(YOUR OBJECTIVE): Set down all of the data that follows word for word, without the images.

··········

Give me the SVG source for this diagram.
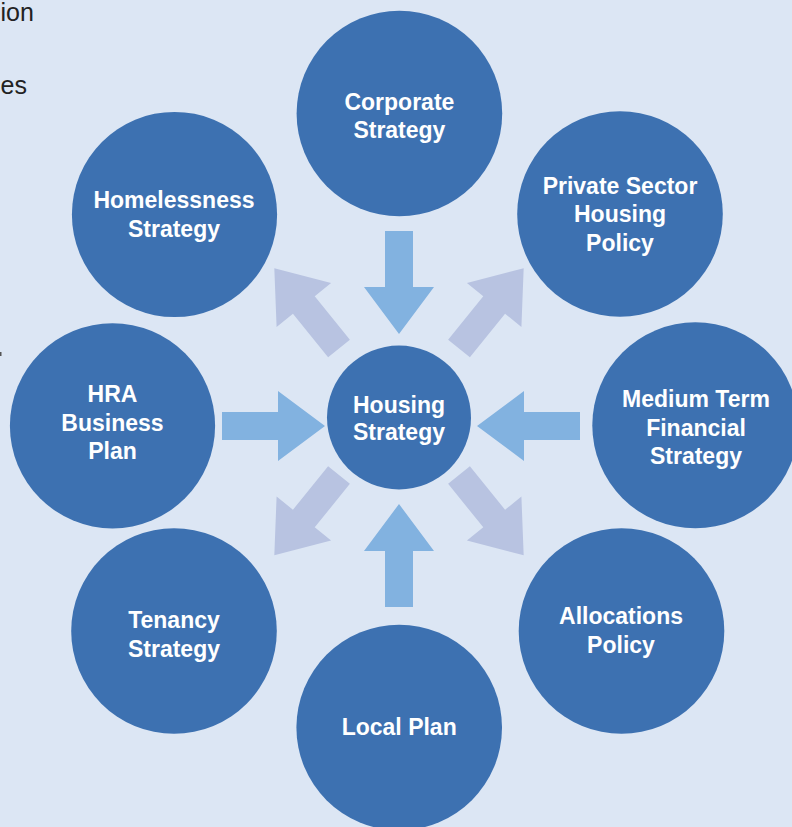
<svg xmlns="http://www.w3.org/2000/svg" width="792" height="827" viewBox="0 0 792 827">
<defs>
<style>
.bg{fill:#DCE6F4}
.node{fill:#3D71B1}
.lbl{font-family:"Liberation Sans",Arial,Helvetica,sans-serif;font-weight:bold;font-size:23px;fill:#FFFFFF;text-anchor:middle}
.frag{font-family:"Liberation Sans",Arial,Helvetica,sans-serif;font-size:25px;fill:#222222}
.ain{fill:#82B2E0}
.aout{fill:#B8C3E1}
</style>
<polygon id="arrow" points="0,-14 56,-14 56,-35 103,0 56,35 56,14 0,14"/>
</defs>
<rect class="bg" x="0" y="0" width="792" height="827"/>
<g id="fragments">
<text class="frag" x="0.5" y="21">ion</text>
<text class="frag" x="0.5" y="94">es</text>
<rect x="0" y="352" width="1.5" height="4" fill="#555555"/>
</g>
<g id="connectors">
<use href="#arrow" class="ain" transform="translate(399,231) rotate(90)"/>
<use href="#arrow" class="ain" transform="translate(399,607) rotate(-90)"/>
<use href="#arrow" class="ain" transform="translate(222,426)"/>
<use href="#arrow" class="ain" transform="translate(580,426) rotate(180)"/>
<use href="#arrow" class="aout" transform="translate(339,348.5) rotate(-128.9)"/>
<use href="#arrow" class="aout" transform="translate(459,348.5) rotate(-51.1)"/>
<use href="#arrow" class="aout" transform="translate(339,475) rotate(128.9)"/>
<use href="#arrow" class="aout" transform="translate(459,475) rotate(51.1)"/>
</g>
<g id="corporate">
<circle class="node" cx="399.4" cy="113.5" r="102.8"/>
<text class="lbl" x="399.4" y="109.5">Corporate</text>
<text class="lbl" x="399.4" y="137.5">Strategy</text>
</g>
<g id="private-sector">
<circle class="node" cx="620" cy="214" r="102.8"/>
<text class="lbl" x="620" y="193.5">Private Sector</text>
<text class="lbl" x="620" y="222">Housing</text>
<text class="lbl" x="620" y="250.5">Policy</text>
</g>
<g id="medium-term">
<circle class="node" cx="695.3" cy="425.3" r="103"/>
<text class="lbl" x="696" y="407.3">Medium Term</text>
<text class="lbl" x="696" y="435.7">Financial</text>
<text class="lbl" x="696" y="463.5">Strategy</text>
</g>
<g id="allocations">
<circle class="node" cx="621.5" cy="631" r="102.8"/>
<text class="lbl" x="621" y="624">Allocations</text>
<text class="lbl" x="621" y="652.5">Policy</text>
</g>
<g id="local-plan">
<circle class="node" cx="399.2" cy="727.5" r="102.8"/>
<text class="lbl" x="399.2" y="735">Local Plan</text>
</g>
<g id="tenancy">
<circle class="node" cx="174" cy="631" r="102.8"/>
<text class="lbl" x="174" y="628">Tenancy</text>
<text class="lbl" x="174" y="656.5">Strategy</text>
</g>
<g id="hra">
<circle class="node" cx="112.5" cy="425.8" r="102.6"/>
<text class="lbl" x="112.5" y="402.3">HRA</text>
<text class="lbl" x="112.5" y="430.7">Business</text>
<text class="lbl" x="112.5" y="459">Plan</text>
</g>
<g id="homelessness">
<circle class="node" cx="174.5" cy="214.5" r="102.6"/>
<text class="lbl" x="174" y="208.3">Homelessness</text>
<text class="lbl" x="174" y="236.7">Strategy</text>
</g>
<g id="housing-strategy">
<circle class="node" cx="399" cy="417.5" r="72"/>
<text class="lbl" x="399" y="412.7">Housing</text>
<text class="lbl" x="399" y="440">Strategy</text>
</g>
</svg>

··········

(EXERCISE SOLUTION):
Give me the SVG source for this diagram.
<svg xmlns="http://www.w3.org/2000/svg" width="792" height="827" viewBox="0 0 792 827">
<defs>
<style>
.bg{fill:#DCE6F4}
.node{fill:#3D71B1}
.lbl{font-family:"Liberation Sans",Arial,Helvetica,sans-serif;font-weight:bold;font-size:23px;fill:#FFFFFF;text-anchor:middle}
.frag{font-family:"Liberation Sans",Arial,Helvetica,sans-serif;font-size:25px;fill:#222222}
.ain{fill:#82B2E0}
.aout{fill:#B8C3E1}
</style>
<polygon id="arrow" points="0,-14 56,-14 56,-35 103,0 56,35 56,14 0,14"/>
</defs>
<rect class="bg" x="0" y="0" width="792" height="827"/>
<g id="fragments">
<text class="frag" x="0.5" y="21">ion</text>
<text class="frag" x="0.5" y="94">es</text>
<rect x="0" y="352" width="1.5" height="4" fill="#555555"/>
</g>
<g id="connectors">
<use href="#arrow" class="ain" transform="translate(399,231) rotate(90)"/>
<use href="#arrow" class="ain" transform="translate(399,607) rotate(-90)"/>
<use href="#arrow" class="ain" transform="translate(222,426)"/>
<use href="#arrow" class="ain" transform="translate(580,426) rotate(180)"/>
<use href="#arrow" class="aout" transform="translate(339,348.5) rotate(-128.9)"/>
<use href="#arrow" class="aout" transform="translate(459,348.5) rotate(-51.1)"/>
<use href="#arrow" class="aout" transform="translate(339,475) rotate(128.9)"/>
<use href="#arrow" class="aout" transform="translate(459,475) rotate(51.1)"/>
</g>
<g id="corporate">
<circle class="node" cx="399.4" cy="113.5" r="102.8"/>
<text class="lbl" x="399.4" y="109.5">Corporate</text>
<text class="lbl" x="399.4" y="137.5">Strategy</text>
</g>
<g id="private-sector">
<circle class="node" cx="620" cy="214" r="102.8"/>
<text class="lbl" x="620" y="193.5">Private Sector</text>
<text class="lbl" x="620" y="222">Housing</text>
<text class="lbl" x="620" y="250.5">Policy</text>
</g>
<g id="medium-term">
<circle class="node" cx="695.3" cy="425.3" r="103"/>
<text class="lbl" x="696" y="407.3">Medium Term</text>
<text class="lbl" x="696" y="435.7">Financial</text>
<text class="lbl" x="696" y="463.5">Strategy</text>
</g>
<g id="allocations">
<circle class="node" cx="621.5" cy="631" r="102.8"/>
<text class="lbl" x="621" y="624">Allocations</text>
<text class="lbl" x="621" y="652.5">Policy</text>
</g>
<g id="local-plan">
<circle class="node" cx="399.2" cy="727.5" r="102.8"/>
<text class="lbl" x="399.2" y="735">Local Plan</text>
</g>
<g id="tenancy">
<circle class="node" cx="174" cy="631" r="102.8"/>
<text class="lbl" x="174" y="628">Tenancy</text>
<text class="lbl" x="174" y="656.5">Strategy</text>
</g>
<g id="hra">
<circle class="node" cx="112.5" cy="425.8" r="102.6"/>
<text class="lbl" x="112.5" y="402.3">HRA</text>
<text class="lbl" x="112.5" y="430.7">Business</text>
<text class="lbl" x="112.5" y="459">Plan</text>
</g>
<g id="homelessness">
<circle class="node" cx="174.5" cy="214.5" r="102.6"/>
<text class="lbl" x="174" y="208.3">Homelessness</text>
<text class="lbl" x="174" y="236.7">Strategy</text>
</g>
<g id="housing-strategy">
<circle class="node" cx="399" cy="417.5" r="72"/>
<text class="lbl" x="399" y="412.7">Housing</text>
<text class="lbl" x="399" y="440">Strategy</text>
</g>
</svg>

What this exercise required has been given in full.